As VOD libraries continue to grow year on year, and as broadcasters start to release their vast archives into the marketplace, this customer-centric “easily edible content” approach is where content providers will differentiate themselves through customer service and ease of use. Single brand D2C content providers, traditional content aggregators, and the new content aggregators like Apple, Google and Samsung will be moving in this direction.
Executing The Decision
After all the work to determine what should be presented, it’s equally important to ensure the content is delivered to meet viewer expectations.
In our must-see-it-now world, the speed of delivery is a key topic. Speed is what causes content providers to recommend content that is cached near to us as consumers. But as delivery networks expand their capacity and as more OTT services move to private CDN models, both of which reduce the speed and cost of content delivery, the use of “cached content availability” quickly diminishes in importance as a recommendation driver.

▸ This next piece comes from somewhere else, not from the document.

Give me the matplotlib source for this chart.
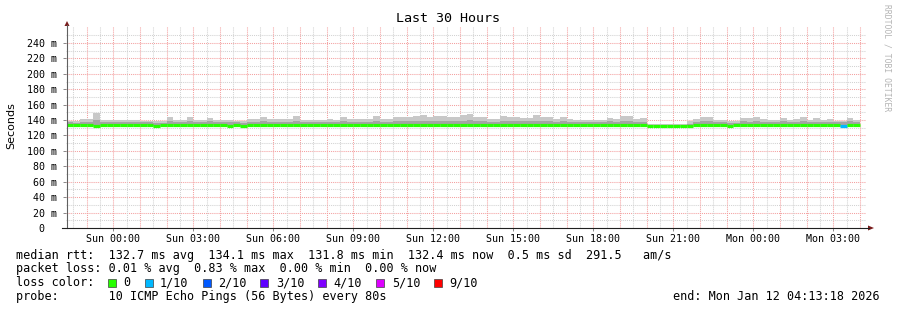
import numpy as np
import matplotlib.pyplot as plt
from matplotlib.patches import Rectangle, Polygon

W, H = 897, 310
MONO = 'DejaVu Sans Mono'

# time axis in hours relative to Sun 00:00
t_start = -1.7783   # Sat 22:13:18
t_end = 28.2217     # Mon 04:13:18
bin_first = -1.75   # first 15 minute bin
bin_width = 0.25

# smoke and median per bin, in ms
smoke_hi = [
    139.0, 138.4, 141.4, 141.4, 149.6, 140.5, 140.5, 140.5, 140.5, 140.5,
    140.5, 139.2, 139.0, 138.4, 138.4, 144.0, 140.0, 140.0, 144.0, 139.7,
    140.0, 142.7, 140.5, 140.5, 140.5, 139.0, 139.0, 141.4, 141.4, 144.0,
    141.4, 141.4, 141.4, 141.4, 145.3, 140.5, 140.0, 140.5, 139.7, 141.0,
    140.5, 144.0, 141.0, 141.4, 141.4, 141.4, 145.3, 141.4, 141.4, 143.6,
    143.6, 143.6, 145.3, 147.0, 143.6, 145.3, 145.3, 143.6, 143.6, 146.3,
    147.9, 143.6, 143.6, 141.4, 141.4, 145.3, 143.6, 143.6, 142.7, 142.7,
    147.0, 143.6, 143.6, 141.4, 144.0, 141.4, 140.5, 140.5, 140.5, 140.5,
    140.5, 142.7, 141.4, 145.3, 145.3, 141.4, 142.7, 135.4, 135.4, 135.4,
    135.4, 135.4, 135.4, 138.4, 141.4, 143.5, 143.5, 140.5, 140.5, 138.4,
    138.4, 142.7, 142.7, 144.0, 141.4, 139.7, 139.7, 142.7, 139.7, 141.4,
    143.6, 140.5, 142.7, 139.7, 141.4, 139.2, 139.2, 142.7, 140.5,
]
smoke_mid = [
    137.0, 136.8, 137.8, 137.8, 139.5, 137.8, 137.5, 137.8, 138.0, 137.5,
    137.5, 137.0, 137.0, 136.6, 136.8, 138.6, 137.2, 137.4, 138.5, 137.0,
    137.2, 138.2, 137.5, 137.4, 137.6, 137.0, 136.8, 137.8, 138.0, 138.6,
    137.8, 137.6, 138.0, 137.8, 139.0, 137.5, 137.2, 137.6, 137.0, 137.8,
    137.6, 138.6, 137.8, 138.0, 137.6, 137.8, 139.0, 137.8, 138.0, 138.6,
    138.8, 138.4, 139.0, 139.4, 138.6, 139.0, 138.8, 138.4, 138.6, 139.2,
    139.6, 138.6, 138.8, 138.0, 137.8, 139.0, 138.6, 138.4, 138.2, 138.4,
    139.4, 138.6, 138.4, 137.8, 138.6, 137.8, 137.4, 137.6, 137.5, 137.4,
    137.6, 138.2, 137.8, 139.0, 138.8, 137.8, 138.0, 131.8, 131.8, 131.8,
    131.8, 131.9, 131.9, 135.0, 137.6, 138.4, 138.6, 137.6, 137.4, 136.8,
    136.6, 138.2, 138.0, 138.6, 137.8, 137.2, 137.4, 138.2, 137.2, 137.8,
    138.4, 137.5, 138.0, 137.2, 137.8, 137.0, 137.0, 138.2, 137.6,
]
median = [
    133.0, 133.2, 133.0, 133.0, 132.8, 134.0, 134.0, 134.1, 134.0, 133.8,
    133.2, 133.0, 133.0, 132.8, 133.0, 133.2, 133.0, 133.0, 133.3, 133.0,
    133.2, 133.4, 133.0, 133.0, 132.9, 133.0, 132.8, 133.0, 133.2, 133.3,
    133.0, 133.2, 133.0, 133.0, 133.4, 133.2, 133.0, 133.1, 133.0, 133.2,
    133.4, 133.0, 133.1, 133.3, 133.0, 133.0, 133.4, 133.2, 133.0, 133.2,
    133.4, 133.6, 133.4, 133.2, 133.2, 133.4, 133.3, 133.0, 133.2, 133.4,
    133.3, 133.2, 134.0, 133.6, 133.2, 133.4, 133.2, 133.0, 133.2, 133.4,
    133.3, 133.0, 133.2, 133.0, 133.2, 133.0, 133.0, 133.2, 133.0, 133.0,
    133.2, 133.4, 133.2, 133.0, 133.4, 133.2, 133.0, 131.8, 131.8, 131.8,
    131.8, 131.9, 131.9, 132.4, 133.2, 133.4, 133.2, 133.0, 133.0, 132.8,
    133.0, 133.2, 133.2, 133.4, 133.0, 133.0, 133.2, 133.4, 133.0, 133.2,
    133.3, 133.0, 133.2, 133.0, 133.2, 133.0, 132.8, 133.2, 133.0,
]
smoke_lo = [
    130.4, 130.6, 130.8, 130.6, 130.5, 131.0, 131.2, 131.0, 131.0, 130.8,
    130.8, 130.6, 130.8, 130.7, 130.8, 130.6, 130.9, 130.8, 130.6, 130.8,
    130.7, 130.6, 130.8, 130.9, 130.6, 130.8, 130.7, 130.6, 130.8, 130.6,
    130.8, 130.7, 130.9, 130.6, 130.8, 130.7, 130.6, 130.8, 130.7, 130.9,
    130.6, 130.8, 130.7, 130.6, 130.8, 130.7, 130.6, 130.8, 130.9, 130.7,
    130.8, 130.9, 130.7, 130.6, 130.8, 130.7, 130.9, 130.6, 130.8, 130.7,
    130.8, 130.6, 131.0, 130.8, 130.7, 130.8, 130.6, 130.7, 130.8, 130.9,
    130.7, 130.6, 130.8, 130.7, 130.6, 130.8, 130.7, 130.9, 130.6, 130.8,
    130.7, 130.8, 130.6, 130.7, 130.8, 130.6, 130.7, 131.0, 131.0, 131.0,
    131.0, 131.0, 131.0, 130.8, 130.7, 130.8, 130.6, 130.7, 130.8, 130.6,
    130.7, 130.8, 130.6, 130.8, 130.7, 130.6, 130.8, 130.7, 130.6, 130.8,
    130.7, 130.6, 130.8, 130.7, 130.6, 130.5, 130.5, 130.7, 130.6,
]
# lost pings (out of 10) per bin
loss = [0] * 116 + [1, 0, 0]

loss_labels = ['0', '1/10', '2/10', '3/10', '4/10', '5/10', '9/10']
loss_counts = [0, 1, 2, 3, 4, 5, 9]
loss_colors = ['#26ff00', '#00b8ff', '#0059ff', '#5e00ff', '#7e00ff', '#dd00ff', '#ff0000']

tick_hours = [0, 3, 6, 9, 12, 15, 18, 21, 24, 27]
tick_labels = ['Sun 00:00', 'Sun 03:00', 'Sun 06:00', 'Sun 09:00', 'Sun 12:00',
               'Sun 15:00', 'Sun 18:00', 'Sun 21:00', 'Mon 00:00', 'Mon 03:00']
y_ticks = list(range(0, 241, 20))

stats_rtt = ['132.7 ms avg', '134.1 ms max', '131.8 ms min', '132.4 ms now', '0.5 ms sd', '291.5   am/s']
stats_loss = ['0.01 % avg', '0.83 % max', '0.00 % min', '0.00 % now']
probe_text = '10 ICMP Echo Pings (56 Bytes) every 80s'
end_text = 'end: Mon Jan 12 04:13:18 2026'


def px(x, y):
    """pixel (from top left) to figure coords"""
    return x / W, 1 - y / H


fig = plt.figure(figsize=(W / 100, H / 100), dpi=100)
fig.patch.set_facecolor('white')
ax = fig.add_axes([66 / W, (H - 228) / H, 800 / W, 202 / H])
ax.set_xlim(t_start, t_end)
ax.set_ylim(0, 262)
for s in ax.spines.values():
    s.set_visible(False)

# grid
for v in range(10, 251, 10):
    major = v % 20 == 0
    ax.axhline(v, color='#f4a0a0' if major else '#d2d2d2', lw=0.75,
               ls=(0, (1, 1)), zorder=0)
h = np.ceil(t_start * 2) / 2
while h < t_end:
    major = abs(h - round(h)) < 1e-6
    ax.axvline(h, color='#f4a0a0' if major else '#d2d2d2', lw=0.75,
               ls=(0, (1, 1)), zorder=0)
    h += 0.5

# smoke
edges = bin_first + bin_width * np.arange(len(smoke_hi) + 1)
ax.stairs(smoke_hi, edges, baseline=smoke_lo, fill=True, color='#c8c8c8', lw=0, zorder=2)
ax.stairs(smoke_mid, edges, baseline=median, fill=True, color='#a4a4a4', lw=0, zorder=3)

# median coloured by loss
col_of = dict(zip(loss_counts, loss_colors))
ax.hlines(median, edges[:-1], edges[1:], colors=[col_of[l] for l in loss],
          lw=2.3, capstyle='butt', zorder=4)

# ticks
ax.set_yticks(y_ticks)
ax.set_yticklabels([f'{v} m' if v else '0  ' for v in y_ticks],
                   family=MONO, fontsize=7.2)
ax.set_xticks(tick_hours)
ax.set_xticklabels(tick_labels, family=MONO, fontsize=7.2)
ax.tick_params(axis='y', length=2.5, width=0.7, color='#888888', pad=4)
ax.tick_params(axis='x', length=2, width=0.7, color='#888888', pad=2)

# axis lines and arrows
fig.add_artist(plt.Line2D([67 / W, 67 / W], [1 - 228 / H, 1 - 25 / H], color='#606060', lw=0.8))
fig.add_artist(plt.Line2D([62 / W, 869 / W], [1 - 228 / H, 1 - 228 / H], color='#202020', lw=0.8))
fig.add_artist(Polygon([px(64.5, 26), px(69.5, 26), px(67, 21)], closed=True,
                       color='#7a1c1c', lw=0))
fig.add_artist(Polygon([px(868, 225.5), px(868, 230.5), px(874, 228)], closed=True,
                       color='#7a1c1c', lw=0))

# labels
fig.text(*px(448, 19), 'Last 30 Hours', family=MONO, fontsize=9.6, ha='center', va='center')
fig.text(*px(11, 126), 'Seconds', family='DejaVu Sans', fontsize=8, rotation=90,
         ha='center', va='center')
fig.text(*px(887, 4), 'RRDTOOL / TOBI OETIKER', family=MONO, fontsize=5.8, rotation=270,
         ha='center', va='top', color='#b4b4b4')

# legend block
fs = 8.5
fig.text(*px(16, 255), 'median rtt:  ' + '  '.join(stats_rtt), family=MONO, fontsize=fs, va='center')
fig.text(*px(16, 268.5), 'packet loss: ' + '  '.join(stats_loss), family=MONO, fontsize=fs, va='center')
fig.text(*px(16, 282.5), 'loss color:', family=MONO, fontsize=fs, va='center')
fig.text(*px(16, 296.5), 'probe:       ' + probe_text, family=MONO, fontsize=fs, va='center')
fig.text(*px(880, 296.5), end_text, family=MONO, fontsize=fs, va='center', ha='right')

cx = 108
for lab, col in zip(loss_labels, loss_colors):
    x0, y0 = px(cx, 286.5)
    fig.add_artist(Rectangle((x0, y0), 8 / W, 8 / H, facecolor=col, edgecolor='#404040', lw=0.5))
    fig.text(*px(cx + 15.5, 282.5), lab, family=MONO, fontsize=fs, va='center')
    cx = cx + 15.5 + 7.1 * len(lab) + 14

fig.savefig('out.png', dpi=100)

Clearly, long-tail VOD content on tape is unlikely to yield a positive user experience for the watch-it-nowviewers. For this reason, many VOD libraries are entirely in online disk-based storage systems, but these VOD libraries are generally not holding an entire multi-decade video archive. But like the forward-recording functionality consumers have grown used to for programs airing in the future, a VOD experience with content held on tape is manageable with a “forward-deliver” approach that may take hours or days to fulfil. While there are many business drivers for and against this approach, the point is that the OTT environment enables this kind of service for customers, which could create additional loyalty and revenue for OTT services.
Other articles in the World of OTT series discuss the most efficient platforms for fast and efficient content delivery. Just-in-time packaging and just-in-time encryption are two technologies that support efficiency because they reduce the number of files stored in the VOD library. Object storage is another example as it provides a fast look-up unique identifier for each piece of content in the system, which matters in very large, online content libraries. And CDNs that can share content quickly between caching layers support the efficient delivery of live and hot VOD content. These technologies support overall system efficiency because they also enable the content management system to process data more efficiently, which in turn makes a difference to the overall platform cost as the OTT service grows.
Consumer behaviours and interests will change. Content trends will change. The content management and presentation technology must adapt.
From a deployment perspective, these systems now offer the option of cloud-deployment which provides easy scalability as content libraries and channels change, and as subscriber bases grow, decline and churn.
Long Live The Triumvirate
Content is king in the media industry. But the kings of other industries – namely distribution and data – are becoming more visible in the media industry as the D2C OTT model expands. Soon we may decide that it is best to not talk about a single king, but instead decide it is best to talk about a triumvirate balanced between content, distribution and data.
Content management is at the heart of this debate because it is where content presentation decisions are made and executed, which in turn drives every single viewing activity. As we move further into the world of individuals having multiple content apps, leading to routine comparisons between different OTT service providers for both content and customer experience, content management disciplines will only become more important.